On Mon, Mar 26, 2018 at 04:56:46PM -0700, Darrick J. Wong wrote:
> From: Darrick J. Wong <darrick.wong@oracle.com>
> 
> Plumb in the pieces necessary to make the "scrub" subfunction of
> the scrub ioctl actually work.
> 
> Signed-off-by: Darrick J. Wong <darrick.wong@oracle.com>

Can you list the pieces here - the ioctl, the errtag for debug, etc?

....

> +config XFS_ONLINE_REPAIR
> +	bool "XFS online metadata repair support"
> +	default n
> +	depends on XFS_FS && XFS_ONLINE_SCRUB
> +	help
> +	  If you say Y here you will be able to repair metadata on a
> +	  mounted XFS filesystem.  This feature is intended to reduce
> +	  filesystem downtime even further by fixing minor problems

s/even further//

> +	  before they cause the filesystem to go down.  However, it
> +	  requires that the filesystem be formatted with secondary
> +	  metadata, such as reverse mappings and inode parent pointers.
> +
> +	  This feature is considered EXPERIMENTAL.  Use with caution!
> +
> +	  See the xfs_scrub man page in section 8 for additional information.
> +
> +	  If unsure, say N.

.....

> diff --git a/fs/xfs/libxfs/xfs_fs.h b/fs/xfs/libxfs/xfs_fs.h
> index faf1a4e..8bf3ded 100644
> --- a/fs/xfs/libxfs/xfs_fs.h
> +++ b/fs/xfs/libxfs/xfs_fs.h
> @@ -542,13 +542,20 @@ struct xfs_scrub_metadata {
>  /* o: Metadata object looked funny but isn't corrupt. */
>  #define XFS_SCRUB_OFLAG_WARNING		(1 << 6)
>  
> +/*
> + * o: IFLAG_REPAIR was set but metadata object did not need fixing or
> + *    optimization and has therefore not been altered.
> + */
> +#define XFS_SCRUB_OFLAG_UNTOUCHED	(1 << 7)
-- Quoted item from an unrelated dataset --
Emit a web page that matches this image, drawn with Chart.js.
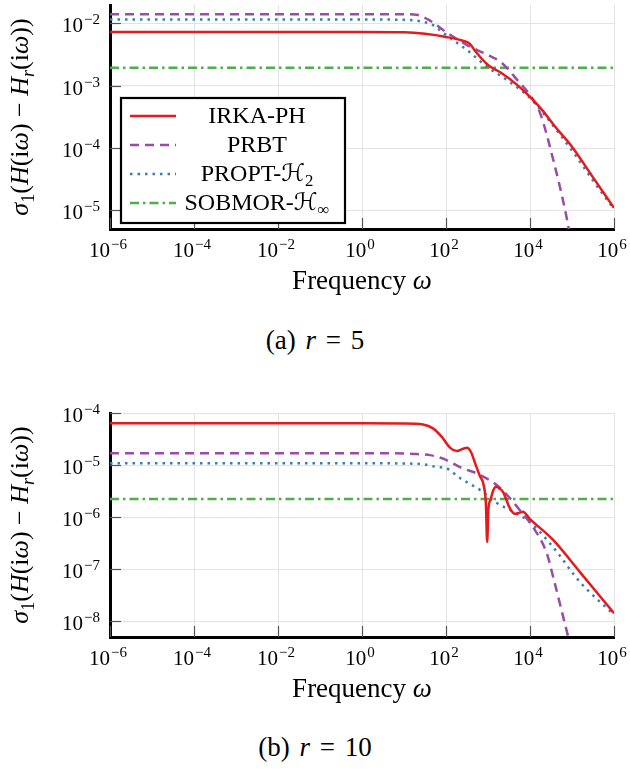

bikeshed: CLEAN rather than UNTOUCHED?

> +#ifndef __XFS_SCRUB_REPAIR_H__
> +#define __XFS_SCRUB_REPAIR_H__
> +
> +#if IS_ENABLED(CONFIG_XFS_ONLINE_REPAIR)

Don't we use the form 

#ifdef XFS_ONLINE_REPAIR

elsewhere? We should be consistent on how we detect config options,
if IS_ENABLED() is the prefered way of doing it now, should we
change everything to do this?

> +/* Online repair only works for v5 filesystems. */
> +static inline bool xfs_repair_can_fix(struct xfs_mount *mp)
> +{
> +	return xfs_sb_version_hascrc(&mp->m_sb);
> +}
> +
> +/* Did userspace want us to repair /and/ we found something to fix? */
> +static inline bool xfs_repair_should_fix(struct xfs_scrub_metadata *sm)
> +{
> +	return (sm->sm_flags & XFS_SCRUB_IFLAG_REPAIR) &&
> +	       (sm->sm_flags & (XFS_SCRUB_OFLAG_CORRUPT |
> +				XFS_SCRUB_OFLAG_XCORRUPT |
> +				XFS_SCRUB_OFLAG_PREEN));
> +}
> +
> +/* Did userspace tell us to fix something and it didn't get fixed? */
> +static inline bool xfs_repair_unfixed(struct xfs_scrub_metadata *sm)
> +{
> +	return (sm->sm_flags & XFS_SCRUB_IFLAG_REPAIR) &&
> +	       (sm->sm_flags & (XFS_SCRUB_OFLAG_CORRUPT |
> +				XFS_SCRUB_OFLAG_XCORRUPT));
> +}

Ok, so I don't understand how these determine whether something
wants repair and then didn't get repaired? Clearly there's some
context related thing I'm not seeing in the way these are called,
but looking at the code I don't understand the difference between
"want to do" and "did not do".

> +int xfs_repair_probe(struct xfs_scrub_context *sc, uint32_t scrub_oflags);
> +
> +#else
> +
> +# define xfs_repair_can_fix(mp)		(false)
> +# define xfs_repair_should_fix(sm)	(false)
> +# define xfs_repair_probe		(NULL)
> +# define xfs_repair_unfixed(sm)		(false)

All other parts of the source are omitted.